3 Responses to “The Battle”

  1. Though I don’t even know your name, I wanted to let you know, first and foremost, that I am praying for you. Your story resonates with me, and it is obvious that the Lord is working through you.

    Very few people can step out of themselves and acknowledge that the sovereign Lord has a purpose for their struggles. Praise Jesus that you’re clinging to Him through the storm. Just as you said, it is for His holy name that we are privliged to suffer; and, unless full deliverance glortifies Him more, we’ll remained dependent on our High Priest for grace to overcome our day-to-day attraction

    I spent the recent summer in Seattle, where I was blessed to attend Mars Hill. It was to my disappointment that they did not offer recovery groups during the three months I was around, however, I’m pleased to hear that you’re leading in a group this fall. An earlier entry mentioned frustration with the way the church is handling these groups — I would like to discuss that with you, if you’d contact me at the email address listed on this comment.

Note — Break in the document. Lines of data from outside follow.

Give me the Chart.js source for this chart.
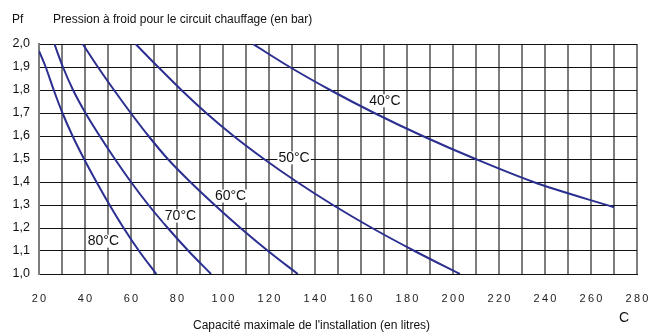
<!DOCTYPE html>
<html>
<head>
<meta charset="utf-8">
<script src="https://cdn.jsdelivr.net/npm/chart.js@4/dist/chart.umd.min.js"></script>
<style>
  html, body { margin: 0; padding: 0; background: #fff; }
  #wrap { width: 652px; height: 334px; position: relative; }
</style>
</head>
<body>
<div id="wrap"><canvas id="c" width="652" height="334"></canvas></div>
<script>
// ---- Data (capacity in litres vs cold pressure in bar) ----
const pressure = [2.0, 1.9, 1.8, 1.7, 1.6, 1.5, 1.4, 1.3, 1.2, 1.1, 1.0];

const cap80 = [20, 22.9, 26.4, 30.2, 34.6, 39.6, 45.0, 50.7, 56.8, 63.5, 71];
const p80   = [1.97, 1.9, 1.8, 1.7, 1.6, 1.5, 1.4, 1.3, 1.2, 1.1, 1.0];

const cap70 = [26.7, 30.4, 34.8, 40.2, 46.4, 53.0, 60.0, 67.6, 76.0, 85.0, 94.8];
const cap60 = [39, 45.6, 52.6, 59.9, 67.6, 76.0, 85.8, 96.4, 107.6, 119.6, 132.5];
const cap50 = [62, 71.8, 81.9, 92.7, 104.6, 117.8, 132.2, 147.8, 164.8, 183.3, 203];

const cap40 = [113, 129, 146.6, 165.8, 186.8, 209.8, 235, 270];
const p40   = [2.0, 1.9, 1.8, 1.7, 1.6, 1.5, 1.4, 1.29];

const seriesNames = ['80°C', '70°C', '60°C', '50°C', '40°C'];
// label anchor points in data units (capacity, pressure)
const labelCap = [48, 81.5, 103.3, 130.9, 170.4];
const labelP   = [1.145, 1.254, 1.341, 1.507, 1.755];

const xTickLabels = [20, 40, 60, 80, 100, 120, 140, 160, 180, 200, 220, 240, 260, 280];
const yTickLabels = ['1,0','1,1','1,2','1,3','1,4','1,5','1,6','1,7','1,8','1,9','2,0'];

const titleText = 'Pression à froid pour le circuit chauffage (en bar)';
const yUnit = 'Pf';
const xTitle = "Capacité maximale de l'installation (en litres)";
const xUnit = 'C';

function pts(xs, ys) { return xs.map((x, i) => ({ x: x, y: ys[i] })); }

const lineColor = '#2b2f8f';
const FONT = '"Liberation Sans", Arial, Helvetica, sans-serif';

function mkDs(name, xs, ys) {
  return {
    label: name,
    data: pts(xs, ys),
    borderColor: lineColor,
    borderWidth: 2,
    pointRadius: 0,
    fill: false,
    cubicInterpolationMode: 'monotone'
  };
}

const textPlugin = {
  id: 'texts',
  afterDatasetsDraw(chart) {
    const ctx = chart.ctx;
    const xs = chart.scales.x, ys = chart.scales.y;
    ctx.save();
    ctx.font = '14px ' + FONT;
    ctx.textAlign = 'center';
    ctx.textBaseline = 'middle';
    for (let i = 0; i < seriesNames.length; i++) {
      const px = xs.getPixelForValue(labelCap[i]);
      const py = ys.getPixelForValue(labelP[i]);
      const w = ctx.measureText(seriesNames[i]).width;
      ctx.fillStyle = '#fff';
      ctx.fillRect(px - w / 2 - 1, py - 6, w + 2, 13);
      ctx.fillStyle = '#111';
      ctx.fillText(seriesNames[i], px, py + 0.5);
    }
    ctx.restore();
  },
  afterDraw(chart) {
    const ctx = chart.ctx;
    ctx.save();
    ctx.fillStyle = '#111';
    ctx.textBaseline = 'middle';
    ctx.textAlign = 'left';
    ctx.font = '12px ' + FONT;
    ctx.fillText(yUnit, 12, 20);
    ctx.fillText(titleText, 53, 20);
    ctx.fillText(xTitle, 193, 326);
    ctx.font = '14px ' + FONT;
    ctx.textAlign = 'center';
    ctx.fillText(xUnit, 624, 318);
    ctx.restore();
  }
};

new Chart(document.getElementById('c'), {
  type: 'line',
  data: {
    datasets: [
      mkDs(seriesNames[0], cap80, p80),
      mkDs(seriesNames[1], cap70, pressure),
      mkDs(seriesNames[2], cap60, pressure),
      mkDs(seriesNames[3], cap50, pressure),
      mkDs(seriesNames[4], cap40, p40)
    ]
  },
  options: {
    responsive: false,
    animation: false,
    devicePixelRatio: 1,
    layout: { padding: { left: 0, right: 0, top: 44, bottom: 0 } },
    plugins: {
      legend: { display: false },
      tooltip: { enabled: false },
      title: { display: false }
    },
    scales: {
      x: {
        type: 'linear',
        min: 20, max: 280,
        afterFit(s) { s.height = 60; s.paddingRight = 15; },
        afterBuildTicks(s) {
          const t = [];
          for (let v = 20; v <= 280; v += 10) t.push({ value: v });
          s.ticks = t;
        },
        ticks: {
          autoSkip: false,
          maxRotation: 0,
          padding: 18,
          color: '#222',
          font: { family: FONT, size: 11 },
          callback(v) {
            return xTickLabels.includes(v) ? String(v).split('').join('\u2009') : '';
          }
        },
        grid: { color: '#7d7d7d', lineWidth: 2, drawTicks: false },
        border: { color: '#111', width: 1 }
      },
      y: {
        type: 'linear',
        min: 1.0, max: 2.0,
        afterFit(s) { s.width = 39; },
        afterBuildTicks(s) {
          s.ticks = yTickLabels.map((_, i) => ({ value: 1 + i / 10 }));
        },
        ticks: {
          padding: 9,
          color: '#111',
          font: { family: FONT, size: 12.5 },
          callback(v, i) { return yTickLabels[i]; }
        },
        grid: { color: '#111', lineWidth: 1, drawTicks: false },
        border: { color: '#7d7d7d', width: 2 }
      }
    }
  },
  plugins: [textPlugin]
});
</script>
</body>
</html>
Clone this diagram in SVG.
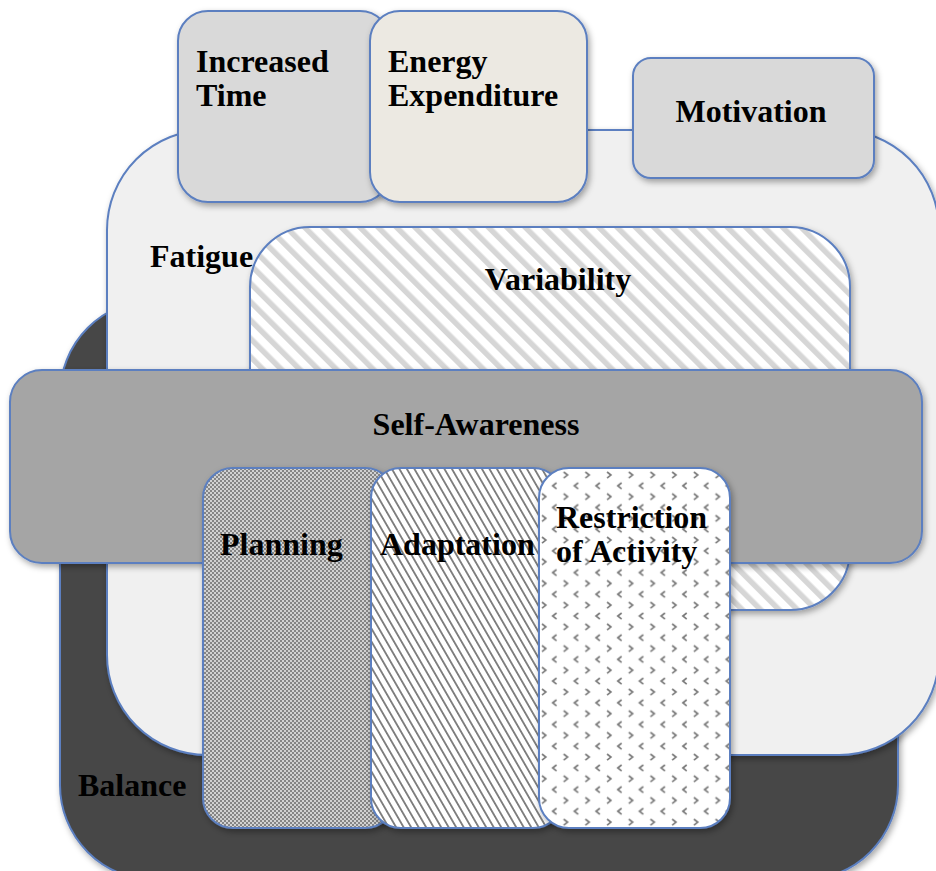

    Brother, count yourself dead to sin but alive in our Lord Jesus Christ. For we have been set free from sin and have become slaves to righteousness.

    Blessings,

    James

  2. Hello! You don’t know me, but I was hoping we might be able to chat sometime; I just visited Mars Hill last week, and though I suspect I won’t end up attending there, I’m really interested in ministering somehow to gays & lesbians… if you’d be willing to talk to me, I can tell my story & explain a little more. I’m just not quite sure where to start, and was hoping you could perhaps point me in the right direction. If that’s something you might consider, just drop me an email–I’ll be glad to come up to Seattle (I assume that’s where you are–I’m in S. King Co.). It sounds really contrived, asking you like this, since we’re essentially strangers… but my heart is in this ministry, and I’m just a little desperate to find out how to go about it.
    Grace & peace,
    Emily

  3. Not leading this fall, but learning to lead. To listen. To point to hope and restoration in Him. To remind them of the joy and the love as well as obedience.

    Yes, it’s very exciting.

    Emails to both of you later today.